Bu büyük belirsizlik ve kaos ortamı içinde emperyalizm insanlara bir çıkış yolu gösteremedikçe umutsuzluk dalga dalga yayılıyor. İdeolojik kriz derinleşip ekonomik ve siyasi meseleler iyice su yüzüne çıktıkça, sürdürülemezlik daha açık bir şekilde görülüyor.

Emperyalist sistem bu haliyle sürdürülemez. Dünya değişecek artık bu belli oldu.

Bu değişimin nasıl ve hangi hızla gerçekleşeceğine dair pek çok senaryo üzerinde durulabilir. Değişecek olan karanlık bir çağın biçimlendirdiği dünya sistemidir ama bu veri değişimin olumlu yönde gerçekleşeceğinin işareti olamaz.

Bir önceki değişim solun ağır yenilgisiyle sonuçlanmıştı. Şu anda sol henüz denklemin bir parçası değil. Ancak bu denli köklü bir değişim yaşanırken solun bu denklemin bir parçası haline gelmesi yalnızca teorik bir ihtimal olarak görülemez.
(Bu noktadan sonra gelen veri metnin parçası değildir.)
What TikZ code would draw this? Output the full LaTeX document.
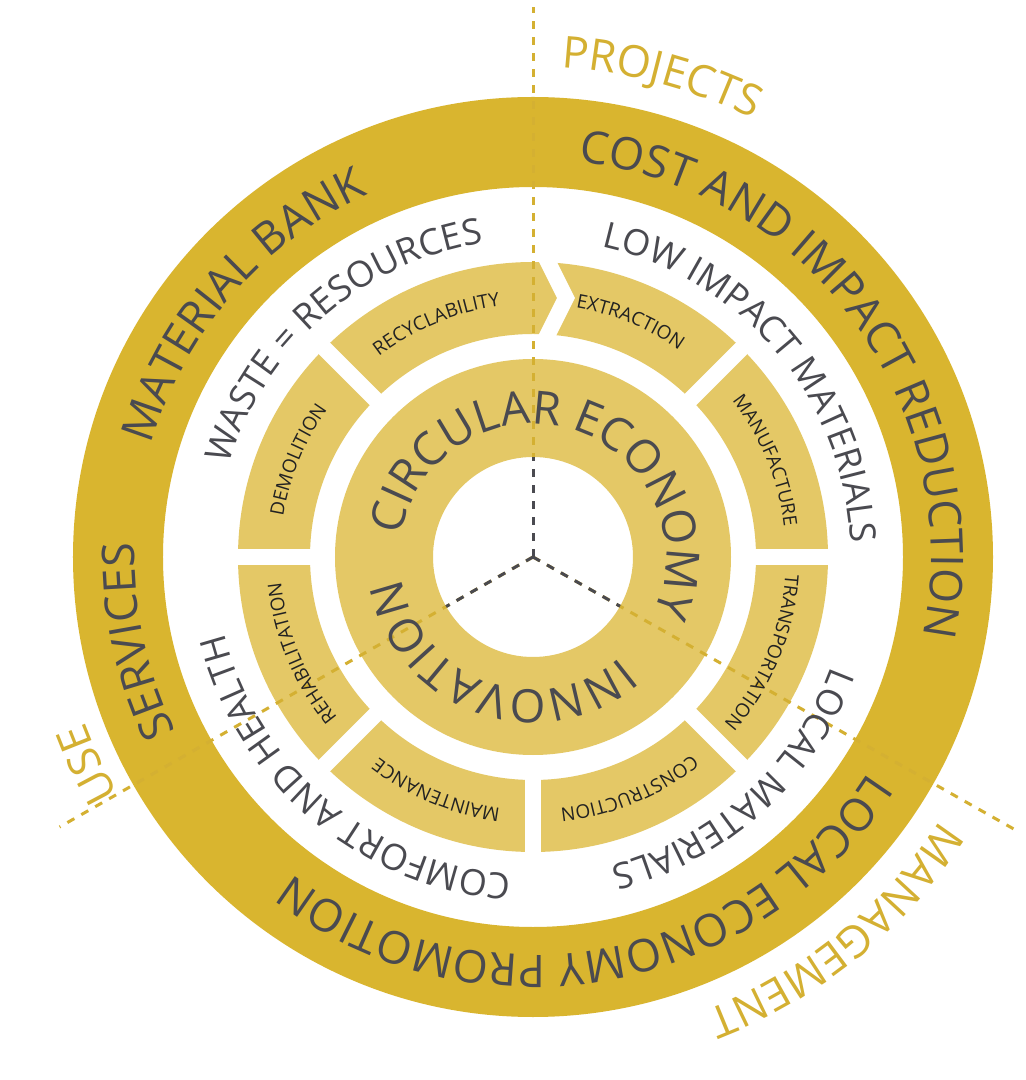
\documentclass[tikz,border=0pt]{standalone}
\usepackage{fontspec}
\setmainfont{Open Sans}
\usetikzlibrary{decorations.text}
\definecolor{ringgold}{HTML}{D9B52F}
\definecolor{seggold}{HTML}{E4C866}
\definecolor{tgray}{HTML}{4A4A50}
\definecolor{lgold}{HTML}{D4B032}
\definecolor{sblack}{HTML}{222222}
\newcommand\ArcTxt[5]{\path[decorate,decoration={text along path,text align=center,text={|#4|#5}}] ({#1+#2}:#3) arc[start angle={#1+#2}, end angle={#1-#2}, radius=#3];}
\newcommand\fRing{\fontsize{22.5}{22.5}\selectfont\color{tgray}}
\newcommand\fBand{\fontsize{18}{18}\selectfont\color{tgray}}
\newcommand\fInner{\fontsize{23}{23}\selectfont\color{tgray}}
\newcommand\fSeg{\fontsize{9.5}{9.5}\selectfont\color{sblack}}
\newcommand\fOut{\fontsize{22}{22}\selectfont\color{lgold}}
\tikzset{gapline/.style={white,line width=8},
 golddash/.style={lgold,line width=1.5,dash pattern=on 4 off 4},
 graydash/.style={tgray,line width=1.5,dash pattern=on 4 off 4}}
\begin{document}
\begin{tikzpicture}[x=0.5pt,y=0.5pt]
\useasboundingbox (-533,-523) rectangle (492,557);
\fill[white] (-533,-523) rectangle (492,557);
% outer ring
\fill[ringgold,even odd rule] (0,0) circle[radius=460] (0,0) circle[radius=370];
% segments ring
\fill[seggold,even odd rule] (0,0) circle[radius=295] (0,0) circle[radius=223];
\foreach \a in {0,45,135,180,225,270,315} \draw[gapline] (\a:215) -- (\a:305);
\draw[gapline] (10,305) -- (33,259) -- (10,213);
% inner ring
\fill[seggold,even odd rule] (0,0) circle[radius=198] (0,0) circle[radius=100];
% dashed lines
\coordinate (o) at (0,0);
\coordinate (t) at (90:550);
\coordinate (l) at (209.7:545);
\coordinate (r) at (-29.5:554);
\draw[golddash] (o) -- (t);
\draw[golddash] (o) -- (l);
\draw[golddash] (o) -- (r);
\draw[graydash] (o) -- (90:100);
\draw[graydash] (o) -- (209.7:100);
\draw[graydash] (o) -- (-29.5:100);
% outer ring texts
\ArcTxt{36}{80}{398}{\fRing}{COST AND IMPACT REDUCTION}
\ArcTxt{139}{60}{398}{\fRing}{MATERIAL BANK}
\ArcTxt{192}{40}{398}{\fRing}{SERVICES}
\ArcTxt{-80}{80}{398}{\fRing}{LOCAL ECONOMY PROMOTION}
% white band texts
\ArcTxt{131}{50}{318}{\fBand}{WASTE = RESOURCES}
\ArcTxt{40}{60}{318}{\fBand}{LOW IMPACT MATERIALS}
\ArcTxt{-48}{45}{318}{\fBand}{LOCAL MATERIALS}
\ArcTxt{230}{50}{318}{\fBand}{COMFORT AND HEALTH}
% inner ring texts
\ArcTxt{73}{100}{133}{\fInner}{CIRCULAR ECONOMY}
\ArcTxt{-110}{80}{133}{\fInner}{INNOVATION}
% segment labels
\ArcTxt{67.5}{22}{253}{\fSeg}{EXTRACTION}
\ArcTxt{22.5}{22}{253}{\fSeg}{MANUFACTURE}
\ArcTxt{-22.5}{22}{253}{\fSeg}{TRANSPORTATION}
\ArcTxt{-67.5}{22}{253}{\fSeg}{CONSTRUCTION}
\ArcTxt{-112.5}{22}{253}{\fSeg}{MAINTENANCE}
\ArcTxt{-157.5}{22}{253}{\fSeg}{REHABILITATION}
\ArcTxt{157.5}{22}{253}{\fSeg}{DEMOLITION}
\ArcTxt{112.5}{22}{253}{\fSeg}{RECYCLABILITY}
% outside labels
\ArcTxt{75}{30}{490}{\fOut}{PROJECTS}
\ArcTxt{205}{20}{478}{\fOut}{USE}
\ArcTxt{-51}{35}{485}{\fOut}{MANAGEMENT}
\end{tikzpicture}
\end{document}
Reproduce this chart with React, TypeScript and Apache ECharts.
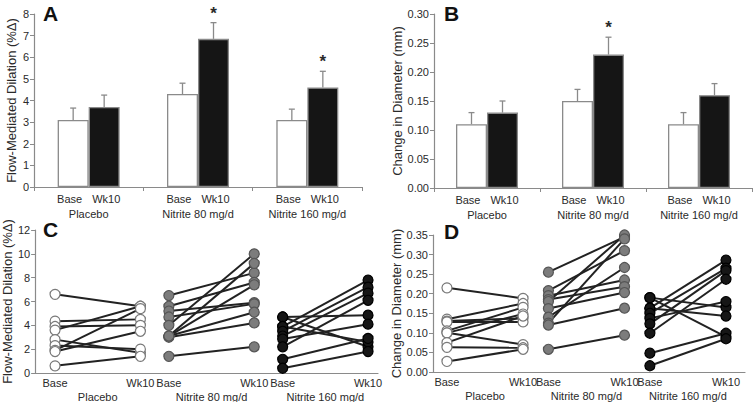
import React, { useEffect, useRef } from "react";
import * as echarts from "echarts";

const groups = ["Placebo", "Nitrite 80 mg/d", "Nitrite 160 mg/d"];
const timeLabels = ["Base", "Wk10"];

// Panel A: FMD means and upper error values
const fmdBaseMean = [3.1, 4.3, 3.1];
const fmdWk10Mean = [3.7, 6.85, 4.6];
const fmdBaseErrTop = [3.65, 4.8, 3.6];
const fmdWk10ErrTop = [4.25, 7.6, 5.35];
const fmdSig = [false, true, true];

// Panel B: diameter change means and upper error values
const diamBaseMean = [0.11, 0.15, 0.11];
const diamWk10Mean = [0.13, 0.23, 0.16];
const diamBaseErrTop = [0.13, 0.17, 0.13];
const diamWk10ErrTop = [0.15, 0.26, 0.18];
const diamSig = [false, true, false];

// Panel C: individual FMD (%Δ)
const fmdPlaceboBase = [6.6, 4.35, 3.9, 3.6, 2.8, 2.3, 1.9, 1.8, 0.6];
const fmdPlaceboWk10 = [5.6, 4.5, 4.0, 5.6, 1.7, 2.0, 5.4, 3.5, 1.4];
const fmdN80Base = [6.5, 5.6, 5.2, 4.7, 4.0, 3.1, 3.1, 3.0, 3.1, 1.4];
const fmdN80Wk10 = [8.4, 7.6, 5.9, 5.8, 10.0, 9.2, 5.1, 4.2, 7.4, 2.2];
const fmdN160Base = [4.7, 4.7, 3.9, 3.9, 3.5, 3.1, 2.85, 2.2, 1.15, 0.4];
const fmdN160Wk10 = [4.85, 2.2, 7.8, 2.6, 7.2, 6.7, 4.1, 6.1, 2.9, 1.8];

// Panel D: individual change in diameter (mm)
const diamPlaceboBase = [0.215, 0.135, 0.13, 0.128, 0.105, 0.1, 0.1, 0.075, 0.063, 0.027];
const diamPlaceboWk10 = [0.188, 0.175, 0.137, 0.128, 0.165, 0.07, 0.148, 0.143, 0.062, 0.058];
const diamN80Base = [0.255, 0.208, 0.195, 0.185, 0.18, 0.162, 0.14, 0.125, 0.12, 0.058];
const diamN80Wk10 = [0.345, 0.31, 0.235, 0.218, 0.35, 0.203, 0.267, 0.34, 0.163, 0.094];
const diamN160Base = [0.19, 0.19, 0.163, 0.163, 0.15, 0.137, 0.123, 0.099, 0.048, 0.016];
const diamN160Wk10 = [0.09, 0.165, 0.286, 0.143, 0.265, 0.18, 0.259, 0.237, 0.099, 0.085];

const FONT = "Liberation Sans, Arial, sans-serif";
const AXIS_GRAY = "#8a8a8a";
const TEXT = "#2a2a2a";

const groupFill = ["#ffffff", "#7c7c7c", "#161616"];
const groupBorder = ["#7a7a7a", "#555555", "#000000"];

function errSeries(xi: number, yi: number, means: number[], tops: number[], sig: boolean[], offset: number) {
  return {
    type: "custom",
    xAxisIndex: xi,
    yAxisIndex: yi,
    z: 4,
    silent: true,
    data: means.map((m, i) => [i, m, tops[i], sig[i] ? 1 : 0]),
    renderItem: (params: any, api: any) => {
      const c = api.value(0);
      const p0 = api.coord([c, api.value(1)]);
      const p1 = api.coord([c, api.value(2)]);
      const x = p0[0] + offset;
      const children: any[] = [
        { type: "line", shape: { x1: x, y1: p0[1], x2: x, y2: p1[1] }, style: { stroke: AXIS_GRAY, lineWidth: 1.3 } },
        { type: "line", shape: { x1: x - 3, y1: p1[1], x2: x + 3, y2: p1[1] }, style: { stroke: AXIS_GRAY, lineWidth: 1.3 } },
      ];
      if (api.value(3)) {
        children.push({
          type: "text",
          style: { text: "*", x, y: p1[1] - 1, textAlign: "center", textVerticalAlign: "bottom", font: `bold 17px ${FONT}`, fill: TEXT },
        });
      }
      return { type: "group", children };
    },
  };
}

function barSeries(xi: number, yi: number, data: number[], fill: string) {
  return {
    type: "bar",
    xAxisIndex: xi,
    yAxisIndex: yi,
    data,
    barWidth: 31,
    barGap: "0%",
    silent: true,
    itemStyle: { color: fill, borderColor: AXIS_GRAY, borderWidth: 1.3 },
  };
}

function pairSeries(xi: number, yi: number, base: number[], wk: number[], g: number) {
  const xb = 1 + 4 * g;
  const xw = 4 + 4 * g;
  return base.map((b, i) => ({
    type: "line",
    xAxisIndex: xi,
    yAxisIndex: yi,
    data: [[xb, b], [xw, wk[i]]],
    symbol: "circle",
    symbolSize: 10,
    silent: true,
    lineStyle: { color: "#222", width: 2 },
    itemStyle: { color: groupFill[g], borderColor: groupBorder[g], borderWidth: 1.2 },
  }));
}

function catXAxis(gridIndex: number) {
  return {
    type: "category",
    gridIndex,
    data: groups,
    axisLine: { lineStyle: { color: AXIS_GRAY, width: 1.2 } },
    axisTick: { show: true, length: 4, lineStyle: { color: AXIS_GRAY } },
    axisLabel: {
      interval: 0,
      margin: 4,
      lineHeight: 15,
      formatter: (v: string) => `{b|${timeLabels[0]}}{w|${timeLabels[1]}}\n{g|${v}}`,
      rich: {
        b: { fontSize: 11, color: TEXT, fontFamily: FONT, lineHeight: 15, padding: [0, 5, 0, 0] },
        w: { fontSize: 11, color: TEXT, fontFamily: FONT, lineHeight: 15, padding: [0, 0, 0, 5] },
        g: { fontSize: 11, color: TEXT, fontFamily: FONT, lineHeight: 15 },
      },
    },
    splitLine: { show: false },
  };
}

const pairPositions = [1, 4, 5, 8, 9, 12];
const groupCenters = [2.5, 6.5, 10.5];

function valXAxes(gridIndex: number, min: number, max: number) {
  return [
    {
      type: "value",
      gridIndex,
      min,
      max,
      position: "bottom",
      axisLine: { show: true, lineStyle: { color: AXIS_GRAY, width: 1.2 } },
      axisTick: { show: false },
      splitLine: { show: false },
      axisLabel: {
        customValues: pairPositions,
        formatter: (v: number) => timeLabels[pairPositions.indexOf(v) % 2] ?? "",
        fontSize: 11,
        color: TEXT,
        fontFamily: FONT,
        margin: 4,
      },
    },
    {
      type: "value",
      gridIndex,
      min,
      max,
      position: "bottom",
      axisLine: { show: false },
      axisTick: { show: false },
      splitLine: { show: false },
      axisLabel: {
        customValues: groupCenters,
        formatter: (v: number) => groups[groupCenters.indexOf(v)] ?? "",
        fontSize: 11,
        color: TEXT,
        fontFamily: FONT,
        margin: 18,
      },
    },
  ];
}

function yAxis(gridIndex: number, min: number, max: number, interval: number, name: string, nameGap: number, digits: number) {
  return {
    type: "value",
    gridIndex,
    min,
    max,
    interval,
    name,
    nameLocation: "middle",
    nameGap,
    nameTextStyle: { fontSize: 13, color: TEXT, fontFamily: FONT },
    axisLine: { show: true, lineStyle: { color: AXIS_GRAY, width: 1.2 } },
    axisTick: { show: true, length: 4, lineStyle: { color: AXIS_GRAY } },
    splitLine: { show: false },
    axisLabel: {
      fontSize: 11,
      color: TEXT,
      fontFamily: FONT,
      margin: 5,
      formatter: (v: number) => v.toFixed(digits),
    },
  };
}

function letter(t: string, x: number, y: number) {
  return {
    type: "text",
    x,
    y,
    style: { text: t, font: `bold 21px ${FONT}`, fill: "#111", textVerticalAlign: "top" },
  };
}

export default function App() {
  const ref = useRef<HTMLDivElement>(null);
  useEffect(() => {
    if (!ref.current) return;
    const chart = echarts.init(ref.current, undefined, { renderer: "svg" });
    const series: any[] = [
      barSeries(0, 0, fmdBaseMean, "#ffffff"),
      barSeries(0, 0, fmdWk10Mean, "#151515"),
      errSeries(0, 0, fmdBaseMean, fmdBaseErrTop, [false, false, false], -15.5),
      errSeries(0, 0, fmdWk10Mean, fmdWk10ErrTop, fmdSig, 15.5),
      barSeries(1, 1, diamBaseMean, "#ffffff"),
      barSeries(1, 1, diamWk10Mean, "#151515"),
      errSeries(1, 1, diamBaseMean, diamBaseErrTop, [false, false, false], -15.5),
      errSeries(1, 1, diamWk10Mean, diamWk10ErrTop, diamSig, 15.5),
      ...pairSeries(2, 2, fmdPlaceboBase, fmdPlaceboWk10, 0),
      ...pairSeries(2, 2, fmdN80Base, fmdN80Wk10, 1),
      ...pairSeries(2, 2, fmdN160Base, fmdN160Wk10, 2),
      ...pairSeries(4, 3, diamPlaceboBase, diamPlaceboWk10, 0),
      ...pairSeries(4, 3, diamN80Base, diamN80Wk10, 1),
      ...pairSeries(4, 3, diamN160Base, diamN160Wk10, 2),
    ];
    chart.setOption({
      animation: false,
      backgroundColor: "#ffffff",
      textStyle: { fontFamily: FONT },
      grid: [
        { left: 34, top: 14, width: 328, height: 173 },
        { left: 434, top: 14, width: 318, height: 174 },
        { left: 33, top: 230, width: 345, height: 143 },
        { left: 433, top: 235, width: 312, height: 137 },
      ],
      xAxis: [catXAxis(0), catXAxis(1), ...valXAxes(2, 0.3, 12.35), ...valXAxes(3, 0.45, 12.75)],
      yAxis: [
        yAxis(0, 0, 8, 1, "Flow-Mediated Dilation (%Δ)", 16, 0),
        yAxis(1, 0, 0.3, 0.05, "Change in Diameter (mm)", 25, 2),
        yAxis(2, 0, 12, 2, "Flow-Mediated Dilation (%Δ)", 16, 0),
        yAxis(3, 0, 0.35, 0.05, "Change in Diameter (mm)", 29, 2),
      ],
      graphic: [letter("A", 43, 3), letter("B", 444, 3), letter("C", 43, 219), letter("D", 444, 221)],
      series,
    });
    return () => chart.dispose();
  }, []);
  return <div ref={ref} style={{ position: "fixed", left: 0, top: 0, width: 753, height: 402 }} />;
}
Dünya sisteminde yaşanacak alt üst oluş pek çok yerde solun önünde somut olanaklar açacak ve değişimin yönü de solun bu olanakları nasıl değerlendireceğinden doğrudan etkilenecek.

Solun gelecek döneme dair belirleyeceği stratejik çizgi dünya sistemindeki bu tıkanıklığı ve bu tıkanıklığın aşılması için zorunlu yeniden yapılanmayı veri almak zorunda.

Dünya değişecek. Bir önceki değişimde sol büyük mevziler kaybetmişti. Bu defa kaybedeceklerimizin sayısı oldukça sınırlı. Ama şimdiki tehlike de geçmişle karşılaştırılabilir düzeyde. Bu değişimi solun dışarıdan yalnızca izlediğini düşünebiliyor musunuz? Bugünkü dünya sisteminin karanlık bir çağın içinde biçimlendiğinden mi bahsediyorduk… Karanlığın ve gericiliğin ne yazık ki bir sınırı ve dibi yoktur.